Rifle cruises to win, looks to Nationals

Cole Bures takes aim during a practice session on the day before the NCAA qualifiers this past Friday. Photo by Jesse Hoff/The Sun Star

By Tom Hewitt
Sun Star Reporter

Midway through the standing air rifle event at the Patty Center Saturday, Billy Galligan set his rifle on the stand, stepped back, and walked out of the gym. Returning a few minutes later, he flashed a sheepish grin. “I was doing too well for my own good,” he said. “I needed a break so I didn’t wreck it for myself.”

That impulse – not wanting to do too well for its own good – seemed the guiding philosophy for the Nanook rifle team this weekend. Their match, an NCAA qualifier with the University of Alabama Birmingham, saw team members post strong but not breathtaking scores across the board. But that’s fine by Coach Dan Jordan and his squad.

“The point at this match wasn’t to peak,” said junior Ida Petersen after the team posted a 4,677 overall score for the weekend. “We want to be peaking in March, at nationals. It was a really good score, but it wasn’t the monster score we’ll be looking for then.”

Still, the Nanooks’ score was high enough to not only beat the visiting Birmingham squad, but also to top the score of 4,659 that UAF’s top rival, first-ranked West Virginia, posted for the weekend.

Senior Patrik Sartz led the team. He posted scores of 581 and 594 (out of 600 possible) on Saturday and Sunday, respectively. Among those giving support were senior Jace Bures and junior Cody Rutter, who posted identical scores both days – 581 Saturday and 587 Sunday.

This weekend was supposed to see teams across the nation shoot scores to set the bar for individual and team qualifying scores at this year’s NCAA championships. This weekend’s blizzard in the Midwest kept a few teams from their matches, however, so those on the bubble will spend a week on pins and needles before the snowed-out teams make up their matches and qualifying scores are released. Alaska’s team shooters are assured of a place at the competition, but a few Nanooks looking to qualify individually are now playing the waiting game.

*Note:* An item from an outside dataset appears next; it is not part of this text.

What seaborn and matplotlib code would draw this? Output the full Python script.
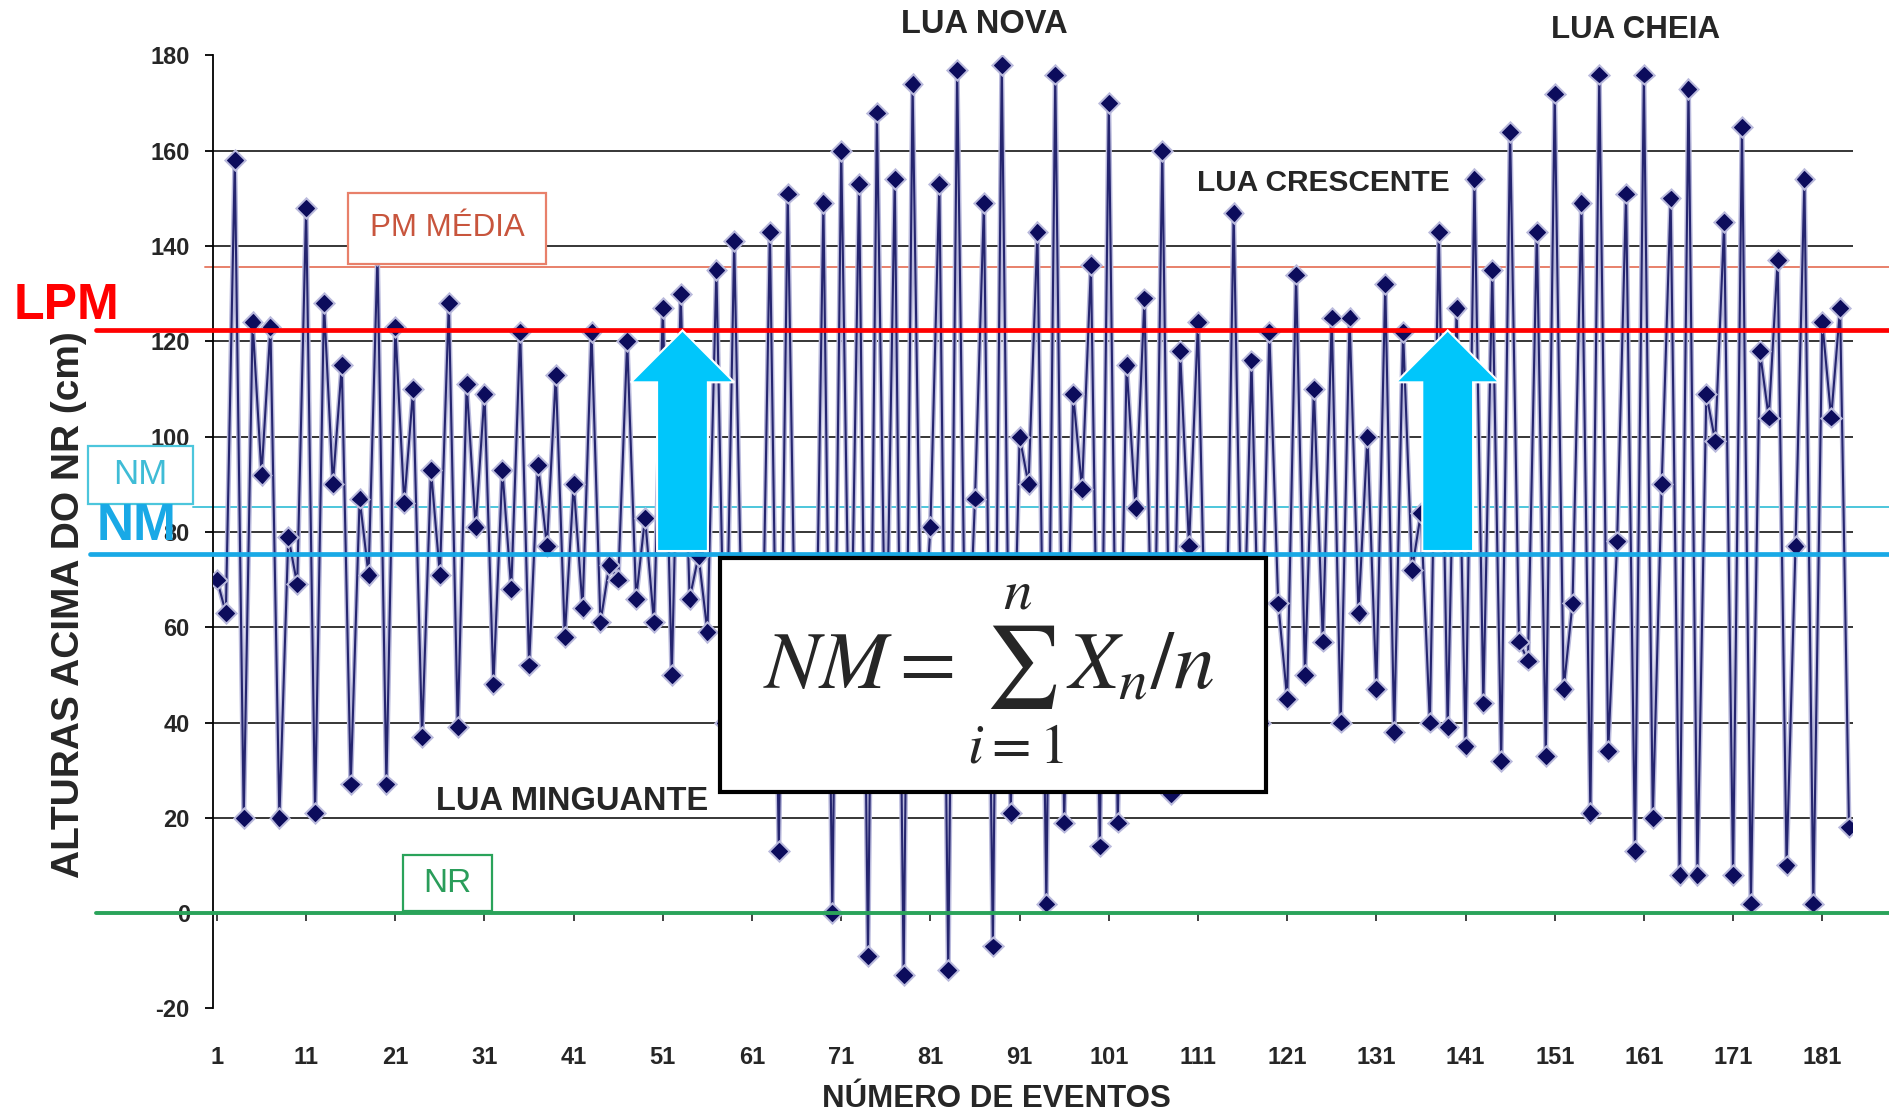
import matplotlib
matplotlib.use("Agg")
import matplotlib.pyplot as plt
import matplotlib.patheffects as pe
from matplotlib.patches import FancyArrow, Rectangle
import pandas as pd
import seaborn as sns

# =============================================================================
# DATA
# =============================================================================

EVENTOS = list(range(1, 185))
ALTURAS = [
    70, 63, 158, 20, 124, 92, 123, 20, 79, 69,          # 1-10
    148, 21, 128, 90, 115, 27, 87, 71, 138, 27,         # 11-20
    123, 86, 110, 37, 93, 71, 128, 39, 111, 81,         # 21-30
    109, 48, 93, 68, 122, 52, 94, 77, 113, 58,          # 31-40
    90, 64, 122, 61, 73, 70, 120, 66, 83, 61,           # 41-50
    127, 50, 130, 66, 75, 59, 135, 40, 141, 45,         # 51-60
    60, 35, 143, 13, 151, 35, 65, 30, 149, 0,           # 61-70
    160, 40, 153, -9, 168, 45, 154, -13, 174, 50,       # 71-80
    81, 153, -12, 177, 40, 87, 149, -7, 178, 21,        # 81-90
    100, 90, 143, 2, 176, 19, 109, 89, 136, 14,         # 91-100
    170, 19, 115, 85, 129, 35, 160, 25, 118, 77,        # 101-110
    124, 40, 60, 35, 147, 45, 116, 40, 122, 65,         # 111-120
    45, 134, 50, 110, 57, 125, 40, 125, 63, 100,        # 121-130
    47, 132, 38, 122, 72, 84, 40, 143, 39, 127,         # 131-140
    35, 154, 44, 135, 32, 164, 57, 53, 143, 33,         # 141-150
    172, 47, 65, 149, 21, 176, 34, 78, 151, 13,         # 151-160
    176, 20, 90, 150, 8, 173, 8, 109, 99, 145,          # 161-170
    8, 165, 2, 118, 104, 137, 10, 77, 154, 2,           # 171-180
    124, 104, 127, 18,                                   # 181-184
]
X_TICKS = list(range(1, 182, 10))
Y_TICKS = list(range(-20, 181, 20))

NIVEL_LPM = 122.3
NIVEL_PM_MEDIA = 135.7
NIVEL_NM_BOX = 85.2
NIVEL_NM = 75.3
NIVEL_NR = 0

# arrows: (event at centre, base level, tip level)
SETAS = [(53.2, 76.0, NIVEL_LPM), (139.0, 76.0, NIVEL_LPM)]

# =============================================================================
# STYLE
# =============================================================================

LINE_COLOR = "#25256f"
MARKER_COLOR = "#0c0c5c"
HALO_COLOR = "#b9b9dc"
RED = "#ff0000"
BLUE = "#19a9e6"
CYAN_THIN = "#4cc6dc"
SALMON = "#e8806a"
GREEN = "#2aa35a"
ARROW_COLOR = "#00c6fb"

FS_TICK = 17
FS_AXIS = 22.5


def main() -> None:
    sns.set_theme(style="white")
    plt.rcParams["font.family"] = ["Liberation Sans", "DejaVu Sans"]
    plt.rcParams["mathtext.fontset"] = "stix"

    fig = plt.figure(figsize=(18.9, 11.18), dpi=100)
    ax = fig.add_axes([0.1129, 0.098, 0.8673, 0.8524])

    df = pd.DataFrame({"Evento": EVENTOS, "Altura": ALTURAS})
    sns.lineplot(
        data=df, x="Evento", y="Altura", ax=ax,
        color=LINE_COLOR, linewidth=1.5, marker="D", markersize=8,
        markerfacecolor=MARKER_COLOR, markeredgecolor=MARKER_COLOR,
        zorder=3,
    )
    ax.lines[0].set_path_effects(
        [pe.Stroke(linewidth=3.6, foreground=HALO_COLOR), pe.Normal()]
    )

    ax.set_xlim(0.6, 184.4)
    ax.set_ylim(-20, 180)

    # horizontal grid lines (black), none at the frame edges
    for v in Y_TICKS:
        if -20 < v < 180 and v != 0:
            ax.axhline(v, color="black", lw=1.1, zorder=1)

    # reference levels, extended past the axes like in the reference
    def x_frac(px):
        return (px - 177) / 1360

    ax.axhline(NIVEL_PM_MEDIA, xmin=x_frac(170), xmax=x_frac(1568),
               color=SALMON, lw=1.4, zorder=2, clip_on=False)
    ax.axhline(NIVEL_NM_BOX, xmin=x_frac(160), xmax=x_frac(1568),
               color=CYAN_THIN, lw=1.4, zorder=2, clip_on=False)
    ax.axhline(NIVEL_LPM, xmin=x_frac(80), xmax=x_frac(1568),
               color=RED, lw=3.4, zorder=5, clip_on=False)
    ax.axhline(NIVEL_NM, xmin=x_frac(75), xmax=x_frac(1568),
               color=BLUE, lw=3.4, zorder=5, clip_on=False)
    ax.axhline(NIVEL_NR, xmin=x_frac(80), xmax=x_frac(1568),
               color=GREEN, lw=2.8, zorder=5, clip_on=False)

    # arrows
    for xc, y0, y1 in SETAS:
        ax.add_patch(FancyArrow(
            xc, y0, 0, y1 - y0, width=5.7, head_width=11.6,
            head_length=10.9, length_includes_head=True,
            facecolor=ARROW_COLOR, edgecolor="white", lw=1.5, zorder=6,
        ))

    # axes: left spine + bottom ticks on the zero line, labels at the bottom
    for side in ["top", "right"]:
        ax.spines[side].set_visible(False)
    ax.spines["left"].set_color("black")
    ax.spines["left"].set_linewidth(1.3)
    ax.spines["bottom"].set_position(("data", 0))
    ax.spines["bottom"].set_visible(False)
    ax.set_yticks(Y_TICKS)
    ax.set_yticklabels([str(v) for v in Y_TICKS], fontsize=FS_TICK,
                       fontweight="bold")
    ax.tick_params(axis="y", direction="out", length=6, width=1.3,
                   color="black", pad=11, left=True)
    ax.set_xticks(X_TICKS)
    ax.tick_params(axis="x", direction="out", length=6, width=1.3,
                   color="#333333", labelbottom=False, bottom=True)
    ax.set_xlabel("")
    ax.set_ylabel("")

    sec = ax.secondary_xaxis(0)
    sec.set_xticks(X_TICKS)
    sec.set_xticklabels([str(v) for v in X_TICKS], fontsize=FS_TICK,
                        fontweight="bold")
    sec.tick_params(axis="x", length=0, pad=27)
    sec.spines["bottom"].set_visible(False)

    # axis titles
    fig.text(0.5274, 0.017, "NÚMERO DE EVENTOS", fontsize=FS_AXIS,
             fontweight="bold", ha="center", va="center")
    fig.text(0.0363, 0.459, "ALTURAS ACIMA DO NR (cm)", fontsize=28,
             fontweight="bold", ha="center", va="center", rotation=90)

    # moon phase labels
    for txt, x, y, fs in [
        ("LUA NOVA", 817, 20, 23.5),
        ("LUA CHEIA", 1357, 25, 22.5),
        ("LUA CRESCENTE", 1098, 152, 21.5),
        ("LUA MINGUANTE", 475, 665, 23.5),
    ]:
        fig.text(x / 1568, 1 - y / 928, txt, fontsize=fs,
                 fontweight="bold", ha="center", va="center", zorder=5)

    # boxed level names
    for txt, (x0, y0, x1, y1), col, tcol, fs in [
        ("PM MÉDIA", (289, 160, 453, 219), SALMON, "#c8553d", 22.5),
        ("NM", (73, 370, 160, 418), CYAN_THIN, "#3fbcd6", 25),
        ("NR", (334, 710, 408, 756), GREEN, "#2a9d5a", 24),
    ]:
        fig.add_artist(Rectangle(
            (x0 / 1568, 1 - y1 / 928), (x1 - x0) / 1568, (y1 - y0) / 928,
            transform=fig.transFigure, facecolor="white", edgecolor=col,
            lw=1.6, zorder=4,
        ))
        fig.text((x0 + x1) / 2 / 1568, 1 - (y0 + y1) / 2 / 928, txt,
                 fontsize=fs, color=tcol, ha="center", va="center", zorder=5)

    # big level labels
    fig.text(55 / 1568, 1 - 254 / 928, "LPM", fontsize=36, color=RED,
             fontweight="bold", ha="center", va="center", zorder=6)
    fig.text(113 / 1568, 1 - 437 / 928, "NM", fontsize=37, color=BLUE,
             fontweight="bold", ha="center", va="center", zorder=6)

    # formula box
    fig.add_artist(Rectangle(
        (597 / 1568, 1 - 657 / 928), 453 / 1568, 194 / 928,
        transform=fig.transFigure, facecolor="white", edgecolor="black",
        lw=3, zorder=7,
    ))
    fig.text(820 / 1568, 1 - 560 / 928, r"$NM = \sum_{i=1}^{n} X_n/n$",
             fontsize=59, ha="center", va="center", zorder=8)

    fig.savefig("out.png", dpi=100, facecolor="white")
    plt.close(fig)


if __name__ == "__main__":
    main()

“Taylor [Beard] shot a 588 in air gun, which is a really solid score – she’s probably in for sure,” Galligan said Sunday. “But Aaron [Holsopple] and Layne [Lewis] are on the bubble for smallbore– last year the individual qualifying score was right around 579 or 580.” Holsopple shot a 579 in smallbore Saturday, while Lewis shot a 578.

With the qualifying match out of the way, the team is now looking ahead to nationals, scheduled for March 12 and 13 at Texas Christian University in Fort Worth, Texas. “The plan is to shoot hard for the next couple of weeks, then taper in the week before competition,” Petersen said.

This year’s national competition promises to be a close one between the second-ranked Nanooks and the nation-leading West Virginia Mountaineers. Alaska’s only match loss this year came at the Mountaineers’ hands, but the Nooks are optimistic about their chances in Texas. West Virginia will be without its strongest shooter, Nicco Campriani, a transfer student who is opting to shoot at the European Championships instead of NCAA Nationals. “They’re going to take a 20-30 point hit right there,” Galligan said.

The Mountaineers and other teams will remain potent threats, however, and the Nanooks know it. “There are a lot of good teams out there,” Galligan said. “Kentucky can always put up a big score, and TCU is huge in air gun. They’re also at home, so that will be an advantage for them.”

Petersen agreed, recalling the Alaska squad’s shocking fourth-place finish last year, when the usually dominant Nanooks were defeated by West Virginia, Kentucky, and Jacksonville. “It’s probably good to have a little humility going in,” she said. “Anything can happen.”